The jury methodically analyzed government evidence that on nine occasions during four weeks of 2003, Libby either had been told by officials that war critic Joseph Wilson’s wife, Valerie Plame, worked at the CIA or he had told other officials about her job. Even with a bad memory, he couldn’t have forgotten where she worked at the end of those four weeks as he told investigators, the jury concluded.

Libby is the highest-ranking White House official convicted in a government scandal since National Security Adviser John Poindexter in the Iran-Contra affair two decades ago.

The CIA leak case focused new attention on the Bush administration’s much-criticized handling of intelligence reports about weapons of mass destruction in the run-up to the Iraq war. The case cost Cheney his most trusted adviser, and the trial revealed Cheney’s personal obsession with criticism of the war’s justification.

Trial testimony made clear that President Bush secretly declassified a portion of the prewar intelligence estimate that Cheney quietly sent Libby to leak to Judith Miller of The New York Times in 2003 to rebut criticism by Wilson. Bush, Cheney and Libby were the only three people in the government aware of the effort.

More top reporters were ordered into court — including Miller after 85 days of resistance in jail — to testify about their confidential sources among the nation’s highest-ranking officials than in any other trial in recent memory.

Special Prosecutor Patrick Fitzgerald said the verdict closed the nearly four-year investigation into how Plame’s name and her classified job at the CIA were leaked to reporters in 2003 — just days after Wilson publicly accused the administration of doctoring prewar intelligence. No one will be charged with the leak itself, which the trial confirmed came first from then-Deputy Secretary of State Richard Armitage.

“The results are actually sad,” Fitzgerald told reporters after the verdict. “It’s sad that we had a situation where a high-level official person who worked in the office of the vice president obstructed justice and lied under oath. We wish that it had not happened, but it did.”

One juror, former Washington Post reporter Denis Collins, told reporters the jury did not believe Libby’s faulty memory defense. Juror Jeff Comer agreed.

Collins said the jurors spent a week charting the testimony and evidence on 34 poster-size pages. “There were good managerial type people on this jury who took everything apart and put it in the right place,” Collins said. “After that, it wasn’t a matter of opinion. It was just there.”

“Even if he forgot that someone told him about Mrs. Wilson, who had told him, it seemed very unlikely he would not have remembered about Mrs. Wilson,” Collins said.

Libby, not only Cheney’s chief of staff but also an assistant to Bush, was expressionless as the verdict was announced on the 10th day of deliberations. In the front row, his wife, Harriet Grant, choked out a sob and her head sank.

Libby could face up to 25 years in prison when sentenced June 5, but federal sentencing guidelines will probably prescribe far less, perhaps one to three years. Defense attorneys said they would ask for a retrial and if that fails, appeal the conviction.
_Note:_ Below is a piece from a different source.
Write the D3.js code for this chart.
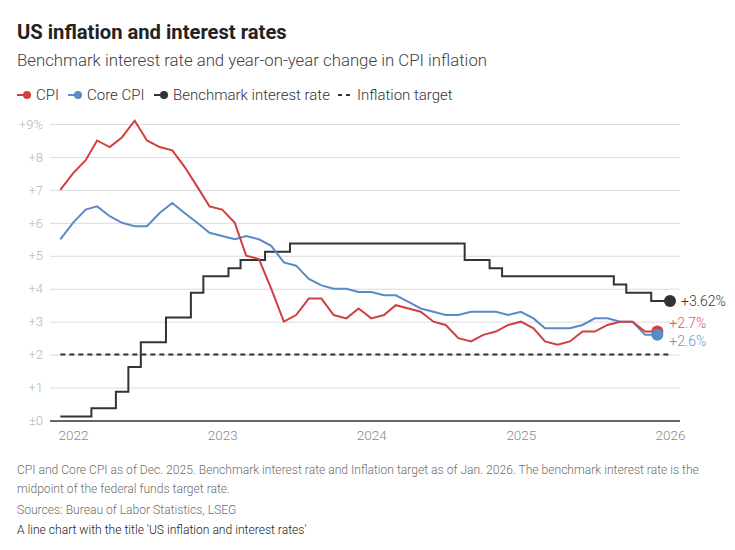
<!DOCTYPE html>
<html>
<head>
<meta charset="utf-8">
<script src="https://cdn.jsdelivr.net/npm/d3@7"></script>
<style>
  body { margin: 0; background: #fff; }
  svg { display: block; font-family: Roboto, "Noto Sans", sans-serif; }
</style>
</head>
<body>
<svg id="chart" width="735" height="550"></svg>
<script>
// monthly series, first month is Dec 2021
const startMonth = new Date(Date.UTC(2021, 11, 1));

// CPI, year-on-year %, Dec 2021 - Dec 2025
const cpi = [7.0,
  7.5, 7.9, 8.5, 8.3, 8.6, 9.1, 8.5, 8.3, 8.2, 7.7, 7.1, 6.5,
  6.4, 6.0, 5.0, 4.9, 4.0, 3.0, 3.2, 3.7, 3.7, 3.2, 3.1, 3.4,
  3.1, 3.2, 3.5, 3.4, 3.3, 3.0, 2.9, 2.5, 2.4, 2.6, 2.7, 2.9,
  3.0, 2.8, 2.4, 2.3, 2.4, 2.7, 2.7, 2.9, 3.0, 3.0, 2.7, 2.7];

// Core CPI, year-on-year %, Dec 2021 - Dec 2025
const coreCpi = [5.5,
  6.0, 6.4, 6.5, 6.2, 6.0, 5.9, 5.9, 6.3, 6.6, 6.3, 6.0, 5.7,
  5.6, 5.5, 5.6, 5.5, 5.3, 4.8, 4.7, 4.3, 4.1, 4.0, 4.0, 3.9,
  3.9, 3.8, 3.8, 3.6, 3.4, 3.3, 3.2, 3.2, 3.3, 3.3, 3.3, 3.2,
  3.3, 3.1, 2.8, 2.8, 2.8, 2.9, 3.1, 3.1, 3.0, 3.0, 2.6, 2.6];

// fed funds target midpoint, Dec 2021 - Jan 2026
const benchmark = [0.125,
  0.125, 0.125, 0.375, 0.375, 0.875, 1.625, 2.375, 2.375, 3.125, 3.125, 3.875, 4.375,
  4.375, 4.625, 4.875, 4.875, 5.125, 5.125, 5.375, 5.375, 5.375, 5.375, 5.375, 5.375,
  5.375, 5.375, 5.375, 5.375, 5.375, 5.375, 5.375, 5.375, 4.875, 4.875, 4.625, 4.375,
  4.375, 4.375, 4.375, 4.375, 4.375, 4.375, 4.375, 4.375, 4.125, 3.875, 3.875, 3.625,
  3.625];

const inflationTarget = 2;

const yTicks = [0, 1, 2, 3, 4, 5, 6, 7, 8, 9];
const yTickLabels = ["±0", "+1", "+2", "+3", "+4", "+5", "+6", "+7", "+8", "+9%"];
const xTickYears = [2022, 2023, 2024, 2025, 2026];

const red = "#d23f3f", blue = "#5a8ac8", dark = "#333333";

const svg = d3.select("#chart");

const monthDate = i => d3.utcMonth.offset(startMonth, i);

const x = d3.scaleUtc()
  .domain([new Date(Date.UTC(2022, 0, 1)), new Date(Date.UTC(2026, 0, 1))])
  .range([73, 670]);
const y = d3.scaleLinear().domain([0, 9]).range([420.5, 124]);

const plotLeft = 50, plotRight = 680;

// title block
svg.append("text").attr("x", 17).attr("y", 39)
  .attr("font-size", 20.2).attr("font-weight", 700).attr("fill", "#222")
  .text("US inflation and interest rates");
svg.append("text").attr("x", 17).attr("y", 65.5)
  .attr("font-size", 16.8).attr("font-weight", 300).attr("fill", "#404040")
  .text("Benchmark interest rate and year-on-year change in CPI inflation");

// legend
const legendItems = [
  {label: "CPI", color: red, x: 17, dash: false},
  {label: "Core CPI", color: blue, x: 68, dash: false},
  {label: "Benchmark interest rate", color: dark, x: 154, dash: false},
  {label: "Inflation target", color: dark, x: 338, dash: true}
];
const lg = svg.append("g").attr("transform", "translate(0,95)");
legendItems.forEach(d => {
  if (d.dash) {
    lg.append("line").attr("x1", d.x).attr("x2", d.x + 14).attr("y1", 0).attr("y2", 0)
      .attr("stroke", d.color).attr("stroke-width", 2).attr("stroke-dasharray", "4,4");
  } else {
    lg.append("line").attr("x1", d.x).attr("x2", d.x + 10).attr("y1", 0).attr("y2", 0)
      .attr("stroke", d.color).attr("stroke-width", 2);
    lg.append("circle").attr("cx", d.x + 10).attr("cy", 0).attr("r", 4).attr("fill", d.color);
  }
  lg.append("text").attr("x", d.x + 19).attr("y", 5)
    .attr("font-size", 15).attr("font-weight", 300).attr("fill", "#333")
    .text(d.label);
});

// y gridlines + labels
const yAxis = svg.append("g").attr("transform", `translate(${plotLeft},0)`)
  .call(d3.axisLeft(y).tickValues(yTicks)
    .tickSize(-(plotRight - plotLeft))
    .tickPadding(7)
    .tickFormat((d, i) => yTickLabels[i]));
yAxis.select(".domain").remove();
yAxis.selectAll(".tick line").attr("stroke", "#dcdcdc").attr("stroke-width", 1);
yAxis.selectAll(".tick text").attr("fill", "#b5b5b5").attr("font-size", 13)
  .attr("font-weight", 300).attr("font-family", "Roboto, sans-serif");
yAxis.selectAll(".tick").filter(d => d === 0).select("line")
  .attr("stroke", dark).attr("stroke-width", 1.5);

// x axis labels
const xAxis = svg.append("g").attr("transform", `translate(0,${y(0)})`)
  .call(d3.axisBottom(x)
    .tickValues(xTickYears.map(yr => new Date(Date.UTC(yr, 0, 1))))
    .tickSize(0).tickPadding(10)
    .tickFormat(d3.utcFormat("%Y")));
xAxis.select(".domain").remove();
xAxis.selectAll(".tick text").attr("fill", "#8a8a8a").attr("font-size", 13.5)
  .attr("font-weight", 300).attr("font-family", "Roboto, sans-serif");

// inflation target
svg.append("line")
  .attr("x1", x(monthDate(0))).attr("x2", x(monthDate(benchmark.length - 1)))
  .attr("y1", y(inflationTarget)).attr("y2", y(inflationTarget))
  .attr("stroke", dark).attr("stroke-width", 2).attr("stroke-dasharray", "5,4");

const line = d3.line().x((d, i) => x(monthDate(i))).y(d => y(d));

svg.append("path").datum(benchmark)
  .attr("d", line.curve(d3.curveStep))
  .attr("fill", "none").attr("stroke", dark).attr("stroke-width", 2);

svg.append("path").datum(coreCpi)
  .attr("d", line.curve(d3.curveLinear))
  .attr("fill", "none").attr("stroke", blue).attr("stroke-width", 2);

svg.append("path").datum(cpi)
  .attr("d", line.curve(d3.curveLinear))
  .attr("fill", "none").attr("stroke", red).attr("stroke-width", 2);

// end markers and labels
const ends = [
  {data: benchmark, color: dark, label: "+3.62%", dx: 11, dy: 0, textColor: "#333"},
  {data: cpi, color: red, label: "+2.7%", dx: 12, dy: -8, textColor: "#d9595a"},
  {data: coreCpi, color: blue, label: "+2.6%", dx: 12, dy: 6, textColor: "#6b95cc"}
];
ends.forEach(e => {
  const i = e.data.length - 1;
  svg.append("circle").attr("cx", x(monthDate(i))).attr("cy", y(e.data[i]))
    .attr("r", 6).attr("fill", e.color);
  svg.append("text").attr("x", x(monthDate(i)) + e.dx).attr("y", y(e.data[i]) + e.dy)
    .attr("dy", "0.35em").attr("font-size", 14).attr("font-weight", 300)
    .attr("fill", e.textColor).text(e.label);
});

// footer notes
const notes = [
  {text: "CPI and Core CPI as of Dec. 2025. Benchmark interest rate and Inflation target as of Jan. 2026. The benchmark interest rate is the", y: 474, color: "#6e6e6e"},
  {text: "midpoint of the federal funds target rate.", y: 493, color: "#6e6e6e"},
  {text: "Sources: Bureau of Labor Statistics, LSEG", y: 514, color: "#6e6e6e"},
  {text: "A line chart with the title 'US inflation and interest rates'", y: 534, color: "#222"}
];
svg.selectAll("text.note").data(notes).enter().append("text")
  .attr("class", "note").attr("x", 17).attr("y", d => d.y)
  .attr("font-size", 12.1).attr("font-weight", 300).attr("fill", d => d.color)
  .text(d => d.text);
</script>
</body>
</html>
“We have every confidence Mr. Libby ultimately will be vindicated,” defense attorney Theodore Wells told reporters. He said that Libby was “totally innocent and that he did not do anything wrong.”

Libby did not speak to reporters.

The president watched news of the verdict on television at the White House. Deputy press secretary Dana Perino said Bush respected the jury’s verdict but “was saddened for Scooter Libby and his family.”

In a written statement, Cheney called the verdict disappointing and said he was saddened for Libby and his family, too. “As I have said before, Scooter has served our nation tirelessly and with great distinction through many years of public service.”